Gimme an E! Gimmie a K! Gimmie a G!

I got a really nice email from a doctor today! He’s an Electrophysiologist, a doctor trained in finding and combating abnormal heart rhythms. He had some nice comments about the Funky Heart blog (Thanks, doc!) and he also commented on this EKG strip. If it doesn’t look familiar, it is a strip generated when the artificial pacemaker is working but the heart isn’t responding. The most common cause is  a fractured (broken) pacer wire; more than likely, this patient will be back in the Operating Room soon.

The best way to learn what an EKG strip is supposed to look like is to study them, of course. Some heart defects can be detected by EKG readings – but how do you learn what those strips look like? You study them, of course… but there are 35 different heart defects, and variations of each. How do you study the EKGs of the more obscure combinations?

The trick isn’t memorization – no one is going to hold up a series of EKG flash cards and expect you to say “Coarctation! Hypoplastic Left Heart! PDA! Tricuspid…no… I don’t know that one! Maybe it’s Dry Rot!”

The EKG tracing is usually drawn on graph paper, and that grid is very important – the paper moves through the machine at a pre-determined rate and each grid is a measurement of time. Each section of a heartbeat – normal hearts beat in a certain sequence, which can be detected – is labeled and the distance (time) between segments is important. You just don’t glance at an EKG strip and see if it “looks right” – its an exacting science.

The first segment that the doctors look for is the P Wave. This little “hump” is the electrical activity created when the natural pacemaker inside the Atrium activates.  Reading the P wave can tell you if an Atrium is enlarged.

The large “spike” in the middle is the QRS complex, when the ventricles begin to function. This one is pretty important: You can detect several different things by timing the QRS complex, especially trouble in the heart’s electrical conduction system.

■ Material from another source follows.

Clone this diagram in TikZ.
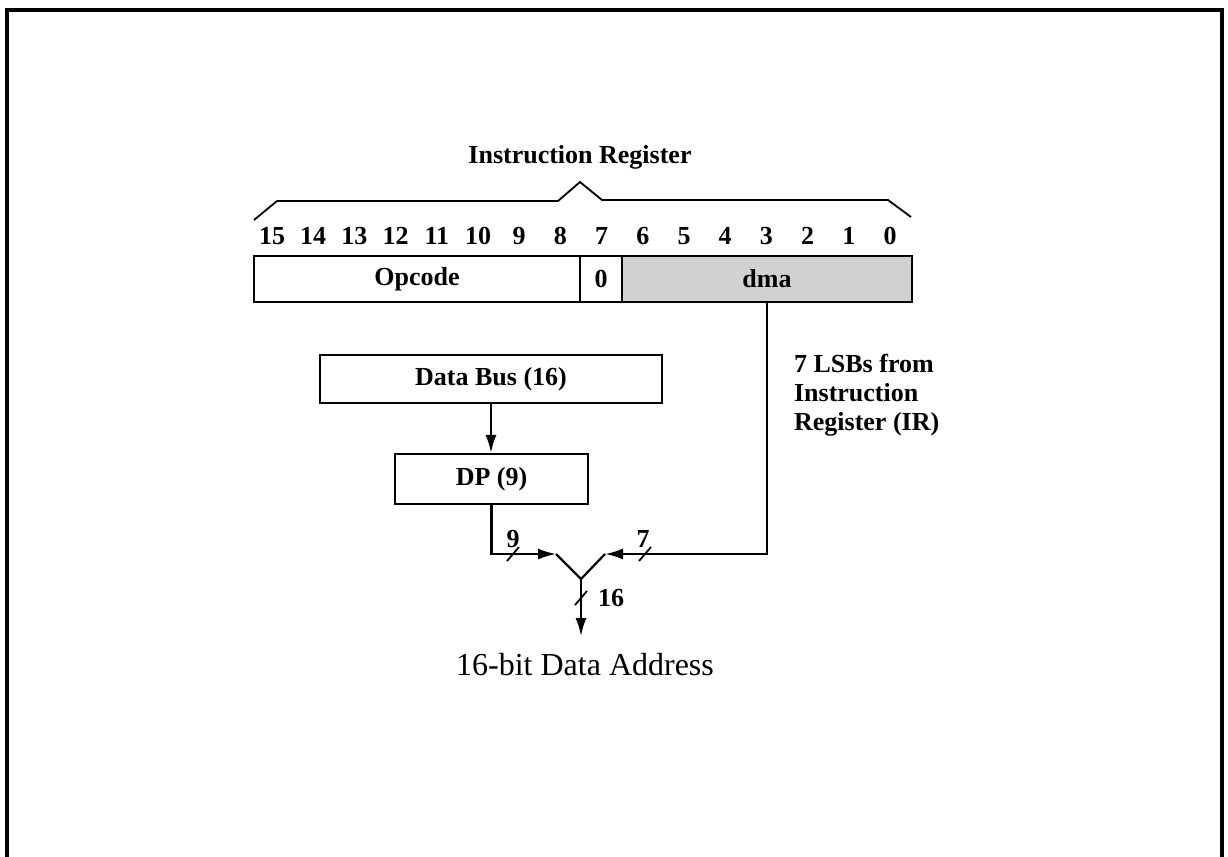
\documentclass[tikz,border=0pt]{standalone}
\usepackage{fontspec}
\setmainfont{Liberation Serif}
\usetikzlibrary{arrows.meta}
\begin{document}
\begin{tikzpicture}[x=0.5pt,y=-0.5pt, line width=1.1pt,
  lbl/.style={font=\bfseries\fontsize{13}{15}\selectfont, inner sep=0pt},
  cellbox/.style={draw, line width=1.1pt, inner sep=0pt, minimum height=23pt, font=\bfseries\fontsize{13}{15}\selectfont},
  blockbox/.style={draw, line width=1.1pt, inner sep=0pt, font=\bfseries\fontsize{13}{15}\selectfont},
  arr/.style={-{Latex[length=9pt,width=5.5pt]}},
  tickmark/.style={line width=0.9pt}]
\useasboundingbox (0,0) rectangle (1228,857);
% frame
\draw[line width=1.6pt] (7,857) -- (7,10) -- (1222,10) -- (1222,857);
% title and brace
\node[lbl, anchor=base] (title) at (580,163) {Instruction Register};
\draw[line width=0.9pt] (254,220) -- (277,201) -- (558,201) -- (580,182) -- (602,200) -- (888,200) -- (911,217);
% bit numbers
\foreach \i in {0,...,15} {
  \node[lbl, anchor=base] (bit\i) at ({272+(15-\i)*41.2},244) {\i};
}
% register cells
\node[cellbox, minimum width=163pt] (opcode) at (417,279) {Opcode};
\node[cellbox, minimum width=21pt] (zero) at (601,279) {0};
\node[cellbox, minimum width=145pt, fill=black!18] (dma) at (767,279) {dma};
% blocks
\node[blockbox, minimum width=171pt, minimum height=24pt] (bus) at (491,379) {Data Bus (16)};
\node[blockbox, minimum width=96.5pt, minimum height=25pt] (dp) at (491.5,479) {DP (9)};
% side label
\node[font=\bfseries\fontsize{13}{14.5}\selectfont, inner sep=0pt, align=left, anchor=north west] (lsb) at (793,353) {7 LSBs from\\Instruction\\Register (IR)};
% junction coordinates
\coordinate (yl) at (556,554);
\coordinate (yr) at (605,554);
\coordinate (yj) at (581,579);
\coordinate (yo) at (581,636);
% connectors
\draw[arr] (bus.south) -- (bus.south |- dp.north);
\draw[arr] (dp.south) |- (yl);
\draw[arr] (dma.south) |- (yr);
\draw (yl) -- (yj) -- (yr);
\draw[arr] (yj) -- (yo);
% bus-width ticks
\coordinate (t9) at (513,554);
\coordinate (t7) at (645,554);
\coordinate (t16) at (581,598);
\draw[tickmark] (t9) ++(-6,7) -- ++(12,-14);
\draw[tickmark] (t7) ++(-6,7) -- ++(12,-14);
\draw[tickmark] (t16) ++(-6,7) -- ++(12,-14);
\node[lbl, anchor=base] (n9) at (513,547) {9};
\node[lbl, anchor=base] (n7) at (643,547) {7};
\node[lbl, anchor=base west] (n16) at (597,606) {16};
% output label
\node[font=\fontsize{16}{19}\selectfont, inner sep=0pt, anchor=base] (out) at (585,675) {16-bit Data Address};
\end{tikzpicture}
\end{document}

And the last segment is the T wave, when the Ventricles begin to recover from their pumping and “reset” for the next heartbeat. And not only is the P – QRS – T pattern important, experts can find problems based on the amount of time between certain actions in the heart. So even though the pattern looks good to the untrained eye, there are still plenty of opportunities for a potential problem to show up – and hopefully be corrected.

If you know how to read it, each section of the EKG graph tells you a story.